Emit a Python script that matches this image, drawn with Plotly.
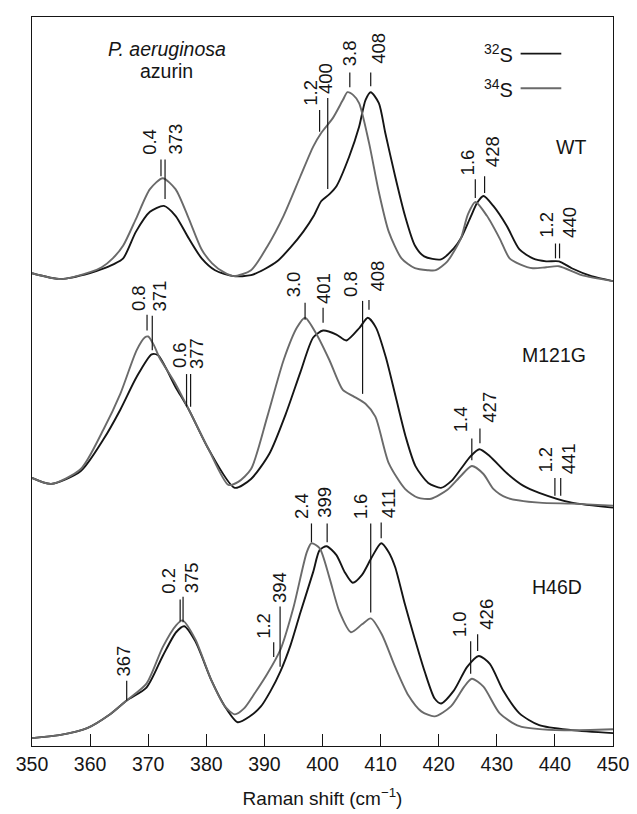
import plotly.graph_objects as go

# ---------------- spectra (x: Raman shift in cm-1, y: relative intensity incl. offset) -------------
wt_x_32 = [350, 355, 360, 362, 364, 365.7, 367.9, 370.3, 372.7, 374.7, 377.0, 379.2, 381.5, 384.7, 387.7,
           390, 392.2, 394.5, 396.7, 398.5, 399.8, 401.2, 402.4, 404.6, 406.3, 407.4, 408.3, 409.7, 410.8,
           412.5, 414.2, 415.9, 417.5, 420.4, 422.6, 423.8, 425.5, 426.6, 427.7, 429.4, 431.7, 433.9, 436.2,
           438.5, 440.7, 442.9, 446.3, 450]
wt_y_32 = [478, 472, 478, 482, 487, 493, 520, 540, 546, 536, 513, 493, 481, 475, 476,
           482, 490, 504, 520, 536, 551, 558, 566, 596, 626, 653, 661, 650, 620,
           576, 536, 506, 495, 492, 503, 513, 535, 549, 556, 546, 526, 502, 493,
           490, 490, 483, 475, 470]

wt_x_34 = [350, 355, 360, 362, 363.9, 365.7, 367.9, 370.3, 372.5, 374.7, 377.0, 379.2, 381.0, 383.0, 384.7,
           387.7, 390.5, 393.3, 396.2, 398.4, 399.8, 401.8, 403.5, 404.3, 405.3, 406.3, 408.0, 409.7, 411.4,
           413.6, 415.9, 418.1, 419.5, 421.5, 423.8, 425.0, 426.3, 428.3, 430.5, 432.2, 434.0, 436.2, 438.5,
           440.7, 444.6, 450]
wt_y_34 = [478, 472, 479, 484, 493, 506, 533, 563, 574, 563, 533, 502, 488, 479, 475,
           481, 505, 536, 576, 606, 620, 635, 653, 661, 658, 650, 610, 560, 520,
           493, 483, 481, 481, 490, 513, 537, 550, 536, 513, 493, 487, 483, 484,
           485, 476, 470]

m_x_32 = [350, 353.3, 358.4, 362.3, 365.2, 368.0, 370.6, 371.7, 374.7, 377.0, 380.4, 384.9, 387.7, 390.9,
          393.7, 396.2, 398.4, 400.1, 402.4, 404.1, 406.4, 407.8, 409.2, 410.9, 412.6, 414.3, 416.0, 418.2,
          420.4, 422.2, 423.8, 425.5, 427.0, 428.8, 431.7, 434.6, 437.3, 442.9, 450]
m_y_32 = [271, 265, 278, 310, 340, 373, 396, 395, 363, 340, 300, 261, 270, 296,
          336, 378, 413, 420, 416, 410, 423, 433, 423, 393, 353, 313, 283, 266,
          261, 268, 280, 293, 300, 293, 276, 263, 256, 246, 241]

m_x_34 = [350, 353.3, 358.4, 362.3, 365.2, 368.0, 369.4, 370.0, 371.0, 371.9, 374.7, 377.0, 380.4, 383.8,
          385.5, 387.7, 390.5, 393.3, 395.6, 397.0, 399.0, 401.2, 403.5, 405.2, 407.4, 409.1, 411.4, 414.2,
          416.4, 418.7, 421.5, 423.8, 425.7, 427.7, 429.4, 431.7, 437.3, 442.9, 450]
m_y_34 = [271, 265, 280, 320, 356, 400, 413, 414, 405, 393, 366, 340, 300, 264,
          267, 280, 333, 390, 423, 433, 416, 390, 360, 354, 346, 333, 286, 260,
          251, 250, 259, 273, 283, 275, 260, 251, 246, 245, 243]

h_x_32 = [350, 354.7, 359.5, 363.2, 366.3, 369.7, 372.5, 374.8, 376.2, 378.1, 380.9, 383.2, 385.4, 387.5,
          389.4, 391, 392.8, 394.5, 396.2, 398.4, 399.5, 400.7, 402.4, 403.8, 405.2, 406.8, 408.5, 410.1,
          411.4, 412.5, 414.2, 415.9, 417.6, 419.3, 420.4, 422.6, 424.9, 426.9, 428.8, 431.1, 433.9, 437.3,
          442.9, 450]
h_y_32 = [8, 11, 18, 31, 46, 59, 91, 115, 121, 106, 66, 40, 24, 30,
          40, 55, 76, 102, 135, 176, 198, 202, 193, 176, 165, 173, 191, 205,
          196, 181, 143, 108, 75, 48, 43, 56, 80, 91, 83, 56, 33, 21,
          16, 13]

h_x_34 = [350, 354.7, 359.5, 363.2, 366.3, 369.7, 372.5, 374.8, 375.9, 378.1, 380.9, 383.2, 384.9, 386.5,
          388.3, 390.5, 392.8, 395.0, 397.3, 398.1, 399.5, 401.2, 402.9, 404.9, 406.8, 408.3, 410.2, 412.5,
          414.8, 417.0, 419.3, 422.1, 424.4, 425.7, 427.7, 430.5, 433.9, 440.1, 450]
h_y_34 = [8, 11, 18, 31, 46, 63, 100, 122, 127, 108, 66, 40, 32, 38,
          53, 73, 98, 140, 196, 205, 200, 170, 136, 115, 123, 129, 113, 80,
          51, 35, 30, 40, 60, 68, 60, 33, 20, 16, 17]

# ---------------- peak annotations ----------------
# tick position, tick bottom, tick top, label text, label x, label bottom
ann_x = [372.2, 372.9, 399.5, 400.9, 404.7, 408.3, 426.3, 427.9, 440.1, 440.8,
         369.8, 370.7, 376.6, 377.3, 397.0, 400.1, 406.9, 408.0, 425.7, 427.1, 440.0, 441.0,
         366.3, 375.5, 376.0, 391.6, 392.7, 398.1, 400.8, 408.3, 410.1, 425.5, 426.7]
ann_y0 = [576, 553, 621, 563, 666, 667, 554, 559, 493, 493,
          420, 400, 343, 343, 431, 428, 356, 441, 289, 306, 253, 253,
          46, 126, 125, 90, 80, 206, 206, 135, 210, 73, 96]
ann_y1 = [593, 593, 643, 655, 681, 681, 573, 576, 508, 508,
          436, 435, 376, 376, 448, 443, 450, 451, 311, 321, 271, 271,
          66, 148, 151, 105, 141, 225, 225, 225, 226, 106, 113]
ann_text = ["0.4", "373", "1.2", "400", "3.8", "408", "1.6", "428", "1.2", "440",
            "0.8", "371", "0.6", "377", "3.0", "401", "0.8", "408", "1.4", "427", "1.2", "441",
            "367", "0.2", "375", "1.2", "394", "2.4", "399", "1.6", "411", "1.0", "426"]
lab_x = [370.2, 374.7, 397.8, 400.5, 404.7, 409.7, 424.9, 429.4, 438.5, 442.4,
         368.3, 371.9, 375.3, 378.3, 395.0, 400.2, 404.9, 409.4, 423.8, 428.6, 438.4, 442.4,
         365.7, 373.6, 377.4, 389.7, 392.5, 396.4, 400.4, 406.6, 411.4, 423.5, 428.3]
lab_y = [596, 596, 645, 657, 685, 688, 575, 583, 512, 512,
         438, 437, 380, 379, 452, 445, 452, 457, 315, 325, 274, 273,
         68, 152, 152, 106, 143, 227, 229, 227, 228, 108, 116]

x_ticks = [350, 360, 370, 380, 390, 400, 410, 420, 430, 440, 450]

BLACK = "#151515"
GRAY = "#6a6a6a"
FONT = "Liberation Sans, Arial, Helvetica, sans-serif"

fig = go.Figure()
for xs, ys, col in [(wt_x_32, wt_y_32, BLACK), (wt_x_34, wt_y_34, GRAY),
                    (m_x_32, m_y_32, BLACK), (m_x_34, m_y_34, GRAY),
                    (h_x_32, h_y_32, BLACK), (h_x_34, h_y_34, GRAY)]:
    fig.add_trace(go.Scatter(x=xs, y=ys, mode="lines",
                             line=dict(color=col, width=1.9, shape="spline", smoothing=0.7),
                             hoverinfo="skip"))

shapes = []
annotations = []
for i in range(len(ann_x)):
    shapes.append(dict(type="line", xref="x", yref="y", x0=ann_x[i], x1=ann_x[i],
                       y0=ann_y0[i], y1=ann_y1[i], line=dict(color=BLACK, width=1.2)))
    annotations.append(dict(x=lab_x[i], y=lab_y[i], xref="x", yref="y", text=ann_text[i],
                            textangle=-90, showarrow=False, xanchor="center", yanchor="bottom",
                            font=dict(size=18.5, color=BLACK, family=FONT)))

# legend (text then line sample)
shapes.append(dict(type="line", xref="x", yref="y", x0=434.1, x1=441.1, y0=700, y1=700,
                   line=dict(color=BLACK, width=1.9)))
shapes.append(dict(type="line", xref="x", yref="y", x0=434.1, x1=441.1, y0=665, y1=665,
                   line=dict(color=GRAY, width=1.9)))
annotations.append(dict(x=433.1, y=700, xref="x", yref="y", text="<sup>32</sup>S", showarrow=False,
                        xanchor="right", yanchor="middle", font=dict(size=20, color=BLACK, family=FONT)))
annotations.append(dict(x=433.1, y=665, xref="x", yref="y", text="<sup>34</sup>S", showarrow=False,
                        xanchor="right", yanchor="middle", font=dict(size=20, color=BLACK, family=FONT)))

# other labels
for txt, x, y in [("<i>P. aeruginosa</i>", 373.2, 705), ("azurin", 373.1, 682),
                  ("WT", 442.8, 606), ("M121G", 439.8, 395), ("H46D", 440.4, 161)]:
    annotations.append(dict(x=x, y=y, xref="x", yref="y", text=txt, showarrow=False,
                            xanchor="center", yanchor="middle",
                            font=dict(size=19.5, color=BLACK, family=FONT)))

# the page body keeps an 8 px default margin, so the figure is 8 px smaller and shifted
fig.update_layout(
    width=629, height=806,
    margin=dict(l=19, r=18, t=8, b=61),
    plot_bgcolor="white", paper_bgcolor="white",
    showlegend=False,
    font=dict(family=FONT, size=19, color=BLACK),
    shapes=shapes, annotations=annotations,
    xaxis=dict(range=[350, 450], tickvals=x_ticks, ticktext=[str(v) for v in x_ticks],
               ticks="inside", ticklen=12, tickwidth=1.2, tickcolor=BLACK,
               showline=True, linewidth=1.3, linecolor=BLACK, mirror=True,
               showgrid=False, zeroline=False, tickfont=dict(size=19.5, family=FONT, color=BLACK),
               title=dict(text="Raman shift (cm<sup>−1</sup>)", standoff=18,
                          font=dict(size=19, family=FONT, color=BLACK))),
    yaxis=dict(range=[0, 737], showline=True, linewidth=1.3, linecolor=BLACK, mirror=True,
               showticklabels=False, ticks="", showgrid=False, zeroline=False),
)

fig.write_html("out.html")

..............................

» What the task requires: Restate the data word for word from its first line through the line with "import plotly.graph_objects as go", leaving out any picture along the way.

» Full answer:
Emit a Python script that matches this image, drawn with Plotly.
import plotly.graph_objects as go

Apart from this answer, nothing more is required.